GIVEN REQUEST — Scan the material that follows. Copy every line containing the word "chart".

INFORMATION PROVIDED —
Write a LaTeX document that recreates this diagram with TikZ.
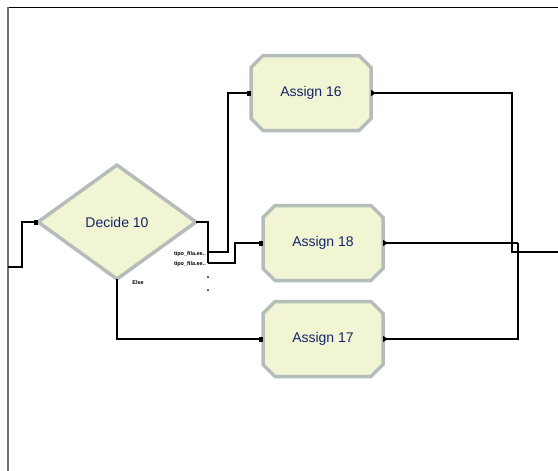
--
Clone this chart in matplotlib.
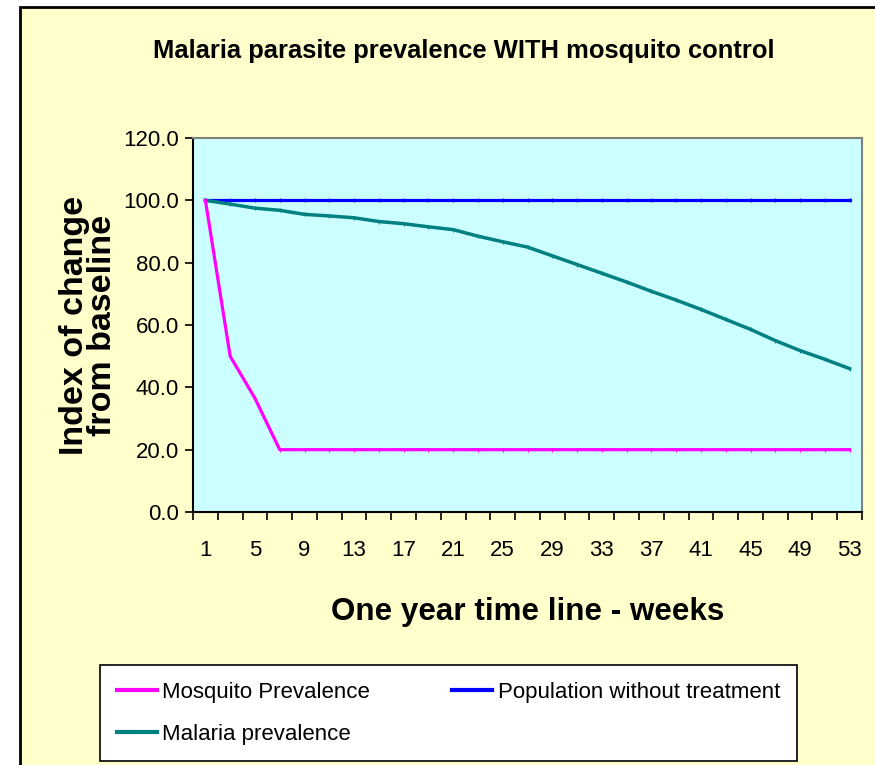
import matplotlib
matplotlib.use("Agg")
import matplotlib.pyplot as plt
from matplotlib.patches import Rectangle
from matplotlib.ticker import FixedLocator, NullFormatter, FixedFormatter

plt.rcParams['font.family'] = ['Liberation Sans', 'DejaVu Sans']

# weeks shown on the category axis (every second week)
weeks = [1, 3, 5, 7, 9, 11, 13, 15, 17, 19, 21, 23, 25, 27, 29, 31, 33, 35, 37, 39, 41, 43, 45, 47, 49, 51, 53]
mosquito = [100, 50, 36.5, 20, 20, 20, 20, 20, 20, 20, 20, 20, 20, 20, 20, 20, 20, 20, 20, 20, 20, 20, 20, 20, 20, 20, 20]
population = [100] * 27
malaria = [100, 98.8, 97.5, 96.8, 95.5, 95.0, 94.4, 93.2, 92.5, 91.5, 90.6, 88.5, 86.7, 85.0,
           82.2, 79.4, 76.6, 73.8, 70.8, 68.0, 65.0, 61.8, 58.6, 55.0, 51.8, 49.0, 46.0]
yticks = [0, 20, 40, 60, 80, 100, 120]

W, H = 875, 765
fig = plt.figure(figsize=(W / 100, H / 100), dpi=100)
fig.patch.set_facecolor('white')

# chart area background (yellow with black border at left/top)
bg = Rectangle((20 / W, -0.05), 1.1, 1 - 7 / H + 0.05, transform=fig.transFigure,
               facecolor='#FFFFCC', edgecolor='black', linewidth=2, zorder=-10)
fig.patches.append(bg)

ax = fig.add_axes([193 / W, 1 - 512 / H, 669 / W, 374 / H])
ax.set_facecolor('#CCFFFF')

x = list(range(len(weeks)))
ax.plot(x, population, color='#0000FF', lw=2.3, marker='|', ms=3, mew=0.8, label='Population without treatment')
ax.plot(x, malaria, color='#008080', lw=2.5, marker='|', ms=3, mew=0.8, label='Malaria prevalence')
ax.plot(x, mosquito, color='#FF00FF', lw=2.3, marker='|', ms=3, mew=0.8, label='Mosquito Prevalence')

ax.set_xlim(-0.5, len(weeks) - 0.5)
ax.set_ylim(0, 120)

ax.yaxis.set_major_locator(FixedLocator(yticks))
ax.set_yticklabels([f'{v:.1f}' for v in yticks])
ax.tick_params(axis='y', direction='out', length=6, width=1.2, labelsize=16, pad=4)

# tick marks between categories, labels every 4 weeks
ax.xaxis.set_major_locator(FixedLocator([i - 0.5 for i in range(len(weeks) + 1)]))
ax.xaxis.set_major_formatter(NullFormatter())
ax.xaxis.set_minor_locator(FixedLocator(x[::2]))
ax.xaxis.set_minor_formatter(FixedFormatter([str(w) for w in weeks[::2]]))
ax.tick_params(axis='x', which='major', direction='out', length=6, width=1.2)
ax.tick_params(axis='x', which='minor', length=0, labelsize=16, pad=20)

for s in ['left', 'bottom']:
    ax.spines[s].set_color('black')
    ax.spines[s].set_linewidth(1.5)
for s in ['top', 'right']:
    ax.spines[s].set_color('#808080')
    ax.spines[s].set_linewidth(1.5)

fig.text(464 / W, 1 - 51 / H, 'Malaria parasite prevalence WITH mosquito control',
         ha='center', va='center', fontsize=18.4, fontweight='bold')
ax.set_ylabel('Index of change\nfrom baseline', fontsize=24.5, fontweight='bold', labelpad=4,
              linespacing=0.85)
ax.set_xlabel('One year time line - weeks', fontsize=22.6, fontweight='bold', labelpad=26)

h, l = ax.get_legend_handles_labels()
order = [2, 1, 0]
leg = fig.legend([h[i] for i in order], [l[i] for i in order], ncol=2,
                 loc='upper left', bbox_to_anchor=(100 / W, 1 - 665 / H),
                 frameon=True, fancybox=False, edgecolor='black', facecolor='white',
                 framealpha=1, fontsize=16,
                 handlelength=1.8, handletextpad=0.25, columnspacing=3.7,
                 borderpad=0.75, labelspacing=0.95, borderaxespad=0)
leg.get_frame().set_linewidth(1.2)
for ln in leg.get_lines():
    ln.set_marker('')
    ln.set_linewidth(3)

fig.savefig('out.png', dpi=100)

RESULT —
Clone this chart in matplotlib.
# chart area background (yellow with black border at left/top)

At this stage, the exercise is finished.